Richard cited testimony from Department of Business and Professional Regulation Deputy Secretary Jonathan Zachem, who headed the division overseeing gambling in January, when regulators proposed repealing a rule governing the card games.

In his deposition, Zachem said that "where a banker is using their table, their dealer, their facility --- meaning the cardrooms --- that they are establishing a bank," Richard said Thursday.

Lawyers for the state insist that gambling regulators do not have the power to authorize card games prohibited by state law.

But Hinkle appeared to reject that argument during Thursday's telephone hearing, focusing on the part of the law that bars cardrooms from "establishing" a bank.

"Why isn't that a description of a designated-player game?" the judge asked Andersen.

"Regardless of what the regulator does, it's the Legislature that determines whether or not the state permits banking games," Andersen said.

But Hinkle then described a hypothetical situation in which gambling regulators allowed a facility to hold blackjack games.

"And (the cardroom) set it up and they go and they have a blackjack game. And you say, tough on the tribe. That doesn't give them any right because even though the division formally said you can do this, it turns out it's against the law, so you can ignore what the division said and tribe, you're out of luck. That's the state's position?" Hinkle asked.

Andersen said that the Division of Pari-mutuel Wagering never "authorized" the games, but approved the cardroom operators' internal controls laying out conditions for the games, which in some cases required potential designated players to put up $100,000.

Based on a review of the internal controls, it appeared "that the games would be played in accordance with state law," Andersen said.

"The concept of designated player games in other jurisdictions and in the industry is that they are games similar to Texas Hold 'Em where the button rotates and the players are playing against each other," Andersen said. "If certain cardrooms were playing the games in an unauthorized manner, it's our position that it isn't something that was authorized."

"Is it true or not true you never took an action to shut one down until after this lawsuit was filed?" Hinkle persisted.

"When the state learned that these things were a problem, the state took action," Andersen replied, adding that the tribe only "started complaining about this last year."

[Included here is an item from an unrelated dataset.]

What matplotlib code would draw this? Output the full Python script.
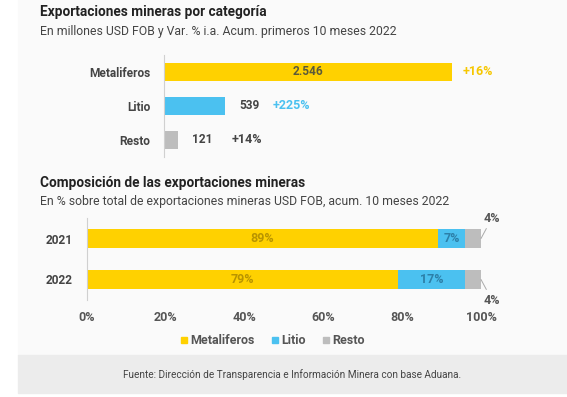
import matplotlib
matplotlib.use("Agg")
import matplotlib.pyplot as plt
from matplotlib.patches import Rectangle
from matplotlib.lines import Line2D

plt.rcParams['font.family'] = ['Roboto', 'DejaVu Sans']

# Data
categorias = ['Metaliferos', 'Litio', 'Resto']
exportaciones = [2546, 539, 121]          # millones USD FOB
etiquetas_valor = ['2.546', '539', '121']
variacion = ['+16%', '+225%', '+14%']

anios = ['2021', '2022']
metaliferos_pct = [89, 79]
litio_pct = [7, 17]
resto_pct = [4, 4]
ticks_pct = [0, 20, 40, 60, 80, 100]

# Style
amarillo = '#FFD100'
celeste = '#4BC1F0'
gris = '#BDBDBD'
texto = '#444444'
W, H = 567, 397


def rect(x0, y0, x1, y1):
    return [x0 / W, 1 - y1 / H, (x1 - x0) / W, (y1 - y0) / H]


fig = plt.figure(figsize=(W / 100, H / 100), dpi=100)
fig.patch.set_facecolor('white')
fig.add_artist(Rectangle((18 / W, 1 - 355 / H), 1, 355 / H, transform=fig.transFigure,
                         color='#FAFAFA', zorder=-2))
fig.add_artist(Rectangle((18 / W, 1 - 393 / H), 1, 38 / H, transform=fig.transFigure,
                         color='#ECECEC', zorder=-1))

# Titles
fig.text(40 / W, 1 - 12 / H, 'Exportaciones mineras por categoría', fontsize=9.8,
         fontweight='bold', color='#222222', va='center')
fig.text(40 / W, 1 - 31 / H, 'En millones USD FOB y Var. % i.a. Acum. primeros 10 meses 2022',
         fontsize=8.8, color=texto, va='center')
fig.text(40 / W, 1 - 183 / H, 'Composición de las exportaciones mineras', fontsize=9.8,
         fontweight='bold', color='#222222', va='center')
fig.text(40 / W, 1 - 201 / H, 'En % sobre total de exportaciones mineras USD FOB, acum. 10 meses 2022',
         fontsize=8.8, color=texto, va='center')

# Top chart
ax1 = fig.add_axes(rect(164, 55, 452, 157))
ax1.set_facecolor('none')
colores = [amarillo, celeste, gris]
y = list(range(len(categorias)))
ax1.barh(y, exportaciones, height=0.53, color=colores)
ax1.set_xlim(0, max(exportaciones))
ax1.set_ylim(2.5, -0.5)
ax1.set_yticks(y)
ax1.set_yticklabels(categorias, fontsize=8.6, fontweight='bold', color=texto)
ax1.tick_params(axis='y', length=0, pad=10)
ax1.set_xticks([])
for s in ['top', 'right', 'bottom']:
    ax1.spines[s].set_visible(False)
ax1.spines['left'].set_color('#D0D0D0')

var_colores = ['#F6C700', '#4BC1F0', texto]
var_offset = [11, 48, 54]
for i, (v, lab, var) in enumerate(zip(exportaciones, etiquetas_valor, variacion)):
    if i == 0:
        ax1.text(v / 2, i, lab, ha='center', va='center', fontsize=8.6,
                 fontweight='bold', color='#5a5a3a')
    else:
        ax1.annotate(lab, (v, i), xytext=(14, 0), textcoords='offset pixels',
                     ha='left', va='center', fontsize=8.6, fontweight='bold', color=texto)
    ax1.annotate(var, (v, i), xytext=(var_offset[i], 0), textcoords='offset pixels',
                 ha='left', va='center', fontsize=9, fontweight='bold', color=var_colores[i],
                 annotation_clip=False)

# Bottom chart
ax2 = fig.add_axes(rect(87, 218, 481, 300))
ax2.set_facecolor('none')
y2 = list(range(len(anios)))
left_litio = metaliferos_pct
left_resto = [a + b for a, b in zip(metaliferos_pct, litio_pct)]
ax2.barh(y2, metaliferos_pct, height=0.44, color=amarillo)
ax2.barh(y2, litio_pct, left=left_litio, height=0.44, color=celeste)
ax2.barh(y2, resto_pct, left=left_resto, height=0.44, color=gris)
ax2.set_xlim(0, 100)
ax2.set_ylim(1.5, -0.5)
ax2.set_yticks(y2)
ax2.set_yticklabels(anios, fontsize=8.6, fontweight='bold', color=texto)
ax2.set_xticks(ticks_pct)
ax2.set_xticklabels([f'{t}%' for t in ticks_pct], fontsize=9, fontweight='bold', color='#555555')
ax2.tick_params(axis='y', length=0, pad=10)
ax2.tick_params(axis='x', length=0, pad=8)
for s in ['top', 'right', 'bottom']:
    ax2.spines[s].set_visible(False)
ax2.spines['left'].set_color('#D0D0D0')

for i in y2:
    ax2.text(metaliferos_pct[i] / 2, i, f'{metaliferos_pct[i]}%', ha='center', va='center',
             fontsize=9, fontweight='bold', color='#B89400')
    ax2.text(left_litio[i] + litio_pct[i] / 2, i, f'{litio_pct[i]}%', ha='center', va='center',
             fontsize=9, fontweight='bold', color='#2C7FA8')
    total = left_resto[i] + resto_pct[i]
    dy = 14 if i == 0 else -14
    ax2.annotate(f'{resto_pct[i]}%', (total, i), xytext=(11, dy), textcoords='offset pixels',
                 ha='center', va='bottom' if i == 0 else 'top', fontsize=9, fontweight='bold',
                 color='#555555', annotation_clip=False,
                 arrowprops=dict(arrowstyle='-', color='#AAAAAA', lw=0.7,
                                 shrinkA=1, shrinkB=0))

# Legend
handles = [Line2D([], [], marker='s', linestyle='none', markersize=5, color=c) for c in colores]
fig.legend(handles, categorias, loc='center', bbox_to_anchor=(272 / W, 1 - 341 / H), ncol=3,
           frameon=False, handletextpad=0.1, columnspacing=1.2, handlelength=0.8,
           prop={'size': 9, 'weight': 'bold'}, labelcolor='#555555')

fig.text(292 / W, 1 - 375 / H, 'Fuente: Dirección de Transparencia e Información Minera con base Aduana.',
         fontsize=7.2, color=texto, ha='center', va='center')

fig.savefig('out.png', dpi=100)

But Hinkle pointed out that the tribe initially objected to the games as long ago as 2012.

The judge also appeared troubled that regulators had signed off on a $100,000 "buy-in," required by Melbourne Greyhound Park, to serve as the designated player, indicated by a "button" on the card table.

"It seems to me, it's just common sense. I don't know that it's necessarily right, but it seems to me that nobody walked off the street that was going to play this game was going to take the button if you had to be approved in advance and come up with $100,000," Hinkle said.

Hinkle also told the lawyers that he would not rule on motions for summary judgment but instead intended to hold a trial, slated to start Oct. 3 in Tallahassee.

Thursday's hearing came less than a week after Administrative Law Judge E. Gary Early ruled against gambling regulators in a challenge filed by multiple cardroom operators.

Early said in a decision Friday that gambling overseers were wrong to do away with a rule governing the card games without replacing the regulations.

Gambling operators maintain that doing away with the rule, adopted in 2014, would put an end to games that bring in at least $87 million a year and are now offered at nearly every cardroom around the state. Regulators proposed doing away with the rule late last year.

In a separate case, Administrative Law Judge Suzanne Van Wyk sided with the state in a case involving the Jacksonville Kennel Club Inc., also known as bestbet Jacksonville. Van Wyk found that the manner in which the Jacksonville facility was conducting the games violated state law.